Y Miguel, el cabrero, analfabeta  incipiente, hizo una  poesía terrosa, cruda, brutal, con palabras arrancadas  al ulular de viento en los peñascos, amasando y convirtiendo en  llameantes bramidos los quejidos de  sus propias  entrañas.

 Ansiaba ver su  vivienda, comprender como un campesino que apenas aprendió las primeras letras y poco más, nos pudo transferir  parte de la mejor  poesía española del siglo XX.

En la casa, de teja árabe a tres aguas, puertas y ventanas en ocre oscuro y paredes claras, de una sola planta unida al cobertizo de las cabras y los  aparejos usados en el campo, vivió el poeta oriolano con sus padres y hermanos, hasta que en un segundo intento de ir a Madrid a dar a conocer sus primeros versos barrocos de tendencia garcilasiana, más un corto regreso para unirse con Josefina Manresa, su novia, no  retornaría nunca más.

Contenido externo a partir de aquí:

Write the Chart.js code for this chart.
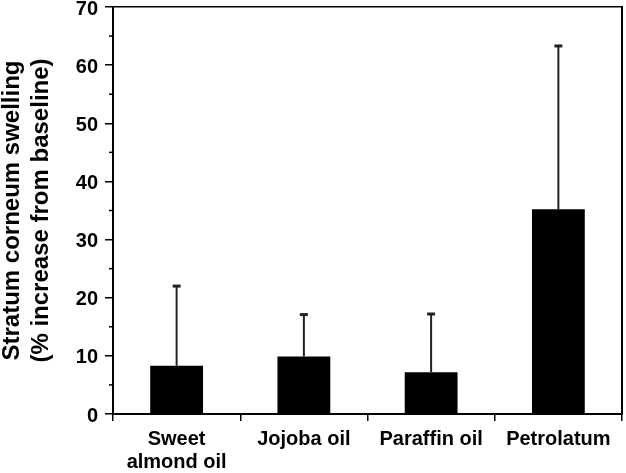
<!DOCTYPE html>
<html>
<head>
<meta charset="utf-8">
<script src="https://cdn.jsdelivr.net/npm/chart.js@4/dist/chart.umd.min.js"></script>
<style>
  html, body { margin: 0; padding: 0; background: #fff; }
  #wrap { width: 626px; height: 473px; }
</style>
</head>
<body>
<div id="wrap"><canvas id="myChart"></canvas></div>
<script>
const categories = [['Sweet', 'almond oil'], 'Jojoba oil', 'Paraffin oil', 'Petrolatum'];
const swelling = [8.3, 9.9, 7.2, 35.2];
const errorTop = [22.0, 17.1, 17.2, 63.3];
const yTicks = [0, 10, 20, 30, 40, 50, 60, 70];
const yMinorTicks = [5, 15, 25, 35, 45, 55, 65];

const family = '"Liberation Sans", Arial, sans-serif';
const tickFont = { family: family, size: 20, weight: 'bold', lineHeight: 1.15 };
const titleFont = { family: family, size: 24, weight: 'bold', lineHeight: 1.2 };

// upper error bars + minor y ticks, placed through the y scale
const extras = {
  id: 'extras',
  afterDatasetsDraw(chart) {
    const ctx = chart.ctx;
    const y = chart.scales.y;
    const meta = chart.getDatasetMeta(0);
    ctx.save();
    ctx.strokeStyle = '#222';
    meta.data.forEach((bar, i) => {
      const top = y.getPixelForValue(errorTop[i]);
      ctx.lineWidth = 2;
      ctx.beginPath();
      ctx.moveTo(bar.x, bar.y);
      ctx.lineTo(bar.x, top);
      ctx.stroke();
      ctx.lineWidth = 3;
      ctx.beginPath();
      ctx.moveTo(bar.x - 4, top);
      ctx.lineTo(bar.x + 4, top);
      ctx.stroke();
    });
    ctx.strokeStyle = '#000';
    ctx.lineWidth = 1.5;
    yMinorTicks.forEach((v) => {
      const py = y.getPixelForValue(v);
      ctx.beginPath();
      ctx.moveTo(y.right - 4, py);
      ctx.lineTo(y.right, py);
      ctx.stroke();
    });
    ctx.restore();
  }
};

new Chart(document.getElementById('myChart'), {
  type: 'bar',
  data: {
    labels: categories,
    datasets: [{
      data: swelling,
      backgroundColor: '#000',
      borderWidth: 0,
      categoryPercentage: 1,
      barPercentage: 0.415
    }]
  },
  options: {
    responsive: true,
    maintainAspectRatio: false,
    animation: false,
    layout: { padding: { top: 7, right: 4, left: 0, bottom: 0 } },
    plugins: { legend: { display: false }, tooltip: { enabled: false } },
    scales: {
      x: {
        offset: true,
        afterFit: (scale) => { scale.height = 59; scale.paddingLeft = 0; scale.paddingRight = 0; },
        grid: { drawOnChartArea: false, offset: true, tickLength: 7, color: '#000', lineWidth: 1.5 },
        border: { color: '#000', width: 2 },
        ticks: { font: tickFont, color: '#000', maxRotation: 0, autoSkip: false, padding: 7 }
      },
      xTop: {
        position: 'top',
        afterFit: (scale) => { scale.height = 0; },
        grid: { display: false, drawTicks: false },
        border: { color: '#000', width: 1.5 },
        ticks: { display: false }
      },
      y: {
        min: 0,
        max: 70,
        afterFit: (scale) => { scale.width = 113; scale.paddingTop = 0; scale.paddingBottom = 0; },
        afterBuildTicks: (scale) => { scale.ticks = yTicks.map((v) => ({ value: v })); },
        grid: { drawOnChartArea: false, tickLength: 8, color: '#000', lineWidth: 1.5 },
        border: { color: '#000', width: 2 },
        ticks: { font: tickFont, color: '#000', padding: 7, labelOffset: 2 },
        title: {
          display: true,
          text: ['Stratum corneum swelling', '(% increase from baseline)'],
          font: titleFont,
          color: '#000',
          padding: { top: -2, bottom: 0 }
        }
      },
      yRight: {
        position: 'right',
        afterFit: (scale) => { scale.width = 0; },
        grid: { display: false, drawTicks: false },
        border: { color: '#000', width: 2 },
        ticks: { display: false }
      }
    }
  },
  plugins: [extras]
});
</script>
</body>
</html>
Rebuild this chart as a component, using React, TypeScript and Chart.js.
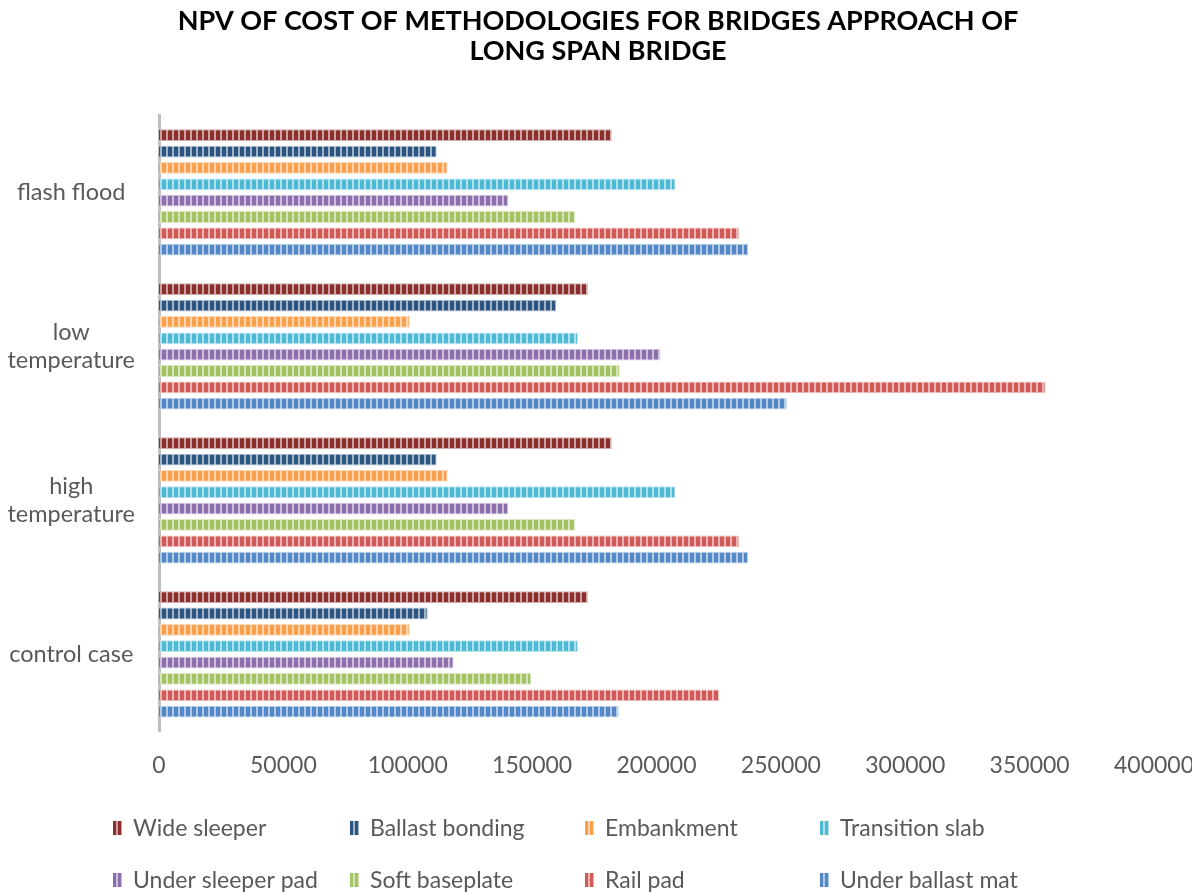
import React, { useEffect, useRef } from "react";
import { Chart, ChartOptions, Plugin } from "chart.js/auto";

// categories top -> bottom
const categories = [
  "flash flood",
  ["low", "temperature"],
  ["high", "temperature"],
  "control case",
];

const seriesNames = [
  "Wide sleeper",
  "Ballast bonding",
  "Embankment",
  "Transition slab",
  "Under sleeper pad",
  "Soft baseplate",
  "Rail pad",
  "Under ballast mat",
];

const seriesColors = [
  "#8a2f2c",
  "#2c5582",
  "#f9a04e",
  "#4db9d2",
  "#8e6fae",
  "#a3c263",
  "#cf5a57",
  "#5387c6",
];

const wideSleeper = [182000, 172400, 182000, 172400];
const ballastBonding = [111600, 159600, 111600, 108000];
const embankment = [116000, 100800, 116000, 100800];
const transitionSlab = [207600, 168400, 207600, 168400];
const underSleeperPad = [140400, 201600, 140400, 118400];
const softBaseplate = [167200, 185200, 167200, 149600];
const railPad = [233200, 356400, 233200, 225200];
const underBallastMat = [236800, 252400, 236800, 184800];

const seriesValues = [
  wideSleeper,
  ballastBonding,
  embankment,
  transitionSlab,
  underSleeperPad,
  softBaseplate,
  railPad,
  underBallastMat,
];

const xTicks = [0, 50000, 100000, 150000, 200000, 250000, 300000, 350000, 400000];

const FONT = "Lato, 'Open Sans', sans-serif";
const TEXT = "#595959";

function tint(hex: string, amt: number) {
  const n = parseInt(hex.slice(1), 16);
  const r = (n >> 16) & 255, g = (n >> 8) & 255, b = n & 255;
  const m = (c: number) => Math.round(c + (255 - c) * amt);
  return `rgb(${m(r)},${m(g)},${m(b)})`;
}

function stripes(color: string) {
  const c = document.createElement("canvas");
  c.width = 6;
  c.height = 4;
  const ctx = c.getContext("2d")!;
  ctx.fillStyle = tint(color, 0.55);
  ctx.fillRect(0, 0, 6, 4);
  ctx.fillStyle = color;
  ctx.fillRect(0, 0, 4, 4);
  return ctx.createPattern(c, "repeat")!;
}

const gridLegend: Plugin<"bar"> = {
  id: "gridLegend",
  afterDraw(chart) {
    const { ctx } = chart;
    const cols = [113, 350, 585, 820];
    const rows = [828, 880];
    ctx.save();
    ctx.font = `23px ${FONT}`;
    ctx.textBaseline = "middle";
    ctx.textAlign = "left";
    seriesNames.forEach((name, i) => {
      const x = cols[i % 4];
      const y = rows[Math.floor(i / 4)];
      const col = seriesColors[i];
      ctx.fillStyle = tint(col, 0.55);
      ctx.fillRect(x, y - 7, 9, 14);
      ctx.fillStyle = col;
      ctx.fillRect(x, y - 7, 3, 14);
      ctx.fillRect(x + 5, y - 7, 3, 14);
      ctx.fillStyle = TEXT;
      ctx.fillText(name, x + 20, y + 1);
    });
    ctx.restore();
  },
};

export default function App() {
  const canvasRef = useRef<HTMLCanvasElement | null>(null);

  useEffect(() => {
    document.body.style.margin = "0";
    const ctx = canvasRef.current?.getContext("2d");
    if (!ctx) return;

    const options: ChartOptions<"bar"> = {
      indexAxis: "y",
      responsive: true,
      maintainAspectRatio: false,
      animation: false,
      layout: { padding: { left: 4, right: 0, top: 0, bottom: 101 } },
      scales: {
        x: {
          min: 0,
          max: 400000,
          afterBuildTicks: (scale) => {
            scale.ticks = xTicks.map((v) => ({ value: v }));
          },
          afterFit: (scale) => {
            scale.paddingRight = 38;
          },
          ticks: {
            color: TEXT,
            font: { family: FONT, size: 23 },
            padding: 12,
            maxRotation: 0,
            callback: (v) => String(v),
          },
          grid: { display: false },
          border: { display: false },
        },
        y: {
          afterFit: (scale) => {
            scale.width = 155;
          },
          ticks: {
            color: TEXT,
            font: { family: FONT, size: 23.5, lineHeight: 1.2 },
            padding: 24,
            crossAlign: "center",
          },
          grid: { display: false, drawTicks: false },
          border: { display: true, color: "#bfbfbf", width: 3 },
        },
      },
      plugins: {
        legend: { display: false },
        tooltip: { enabled: false },
        title: {
          display: true,
          text: [
            "NPV OF COST OF METHODOLOGIES FOR BRIDGES APPROACH OF",
            "LONG SPAN BRIDGE",
          ],
          color: "#000",
          font: { family: FONT, size: 27, weight: "bold", lineHeight: 1.12 },
          padding: { top: 6, bottom: 49 },
        },
      },
    };

    const chart = new Chart(ctx, {
      type: "bar",
      data: {
        labels: categories,
        datasets: seriesNames.map((name, i) => ({
          label: name,
          data: seriesValues[i],
          backgroundColor: stripes(seriesColors[i]),
          borderColor: tint(seriesColors[i], 0.6),
          borderWidth: 1,
          barPercentage: 0.72,
          categoryPercentage: 0.85,
        })),
      },
      options,
      plugins: [gridLegend],
    });

    return () => { chart.destroy(); };
  }, []);

  return (
    <div style={{ width: 1192, height: 892, position: "relative" }}>
      <canvas ref={canvasRef} />
    </div>
  );
}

Habiendo tomado parte activa en la Guerra Civil leyendo sus poemas en las trincheras, acabada la contienda es detenido y condenado  a muerte, sentencia que es conmutada por treinta años de cárcel. Imposible de cumplir: una tuberculosis acabó con su vida en 1942. Tenía 32 años ya rotos, desencajados, quejumbrosos hasta el tuétano. 

 En cortas líneas poco o nada se puede  decir del autor  de  “Las nanas de la cebolla”, y aún así, su recuerdo será perennemente una afectiva admiración.

 Las nanas nacieron en una celda depresiva tras unas letras conmovedoras a su esposa y su único hijo: “Estos días me los he pasado cavilando sobre tu situación. El olor de la cebolla que comes me llega hasta aquí y mi niño se sentirá indignado  de mamar y sacar zumo de cebolla en lugar de leche. Para que le consueles te mando estas coplillas que le he hecho”.

¿Quién no recuerda en instantes de dolientes murmullos esas estrofas de la mejor lírica posible?:

“En la cuna del hambre / mi niño estaba. / Con sangre de cebolla / se amamantaba. / Pero tu sangre, / escarchaba de azúcar, / cebolla y hambre”.

 Juan Ramón Jiménez leyó “Perito en lunas”, los primeros versos  neogongorinos del juglar. De ellos diría en lírico de Moguer: “Que no se pierda… esta voz, este acento, este aliento joven de España”.

Y el inmenso Pablo Neruda, que conoció a Miguel siendo terrón duro, fue profético: “Pocos poetas tan generosos y luminosos como el muchachón de Orihuela, cuya estatua se levantará algún día entre los azahares de su dormida tierra”.

Ahora, con la brisa de la sembradura y los almendros sin flor, siento una sensitiva evocación cubriendo las páginas que llevo en mis manos. No me duele al leerlas el aliente adolorido. O  tal vez sí.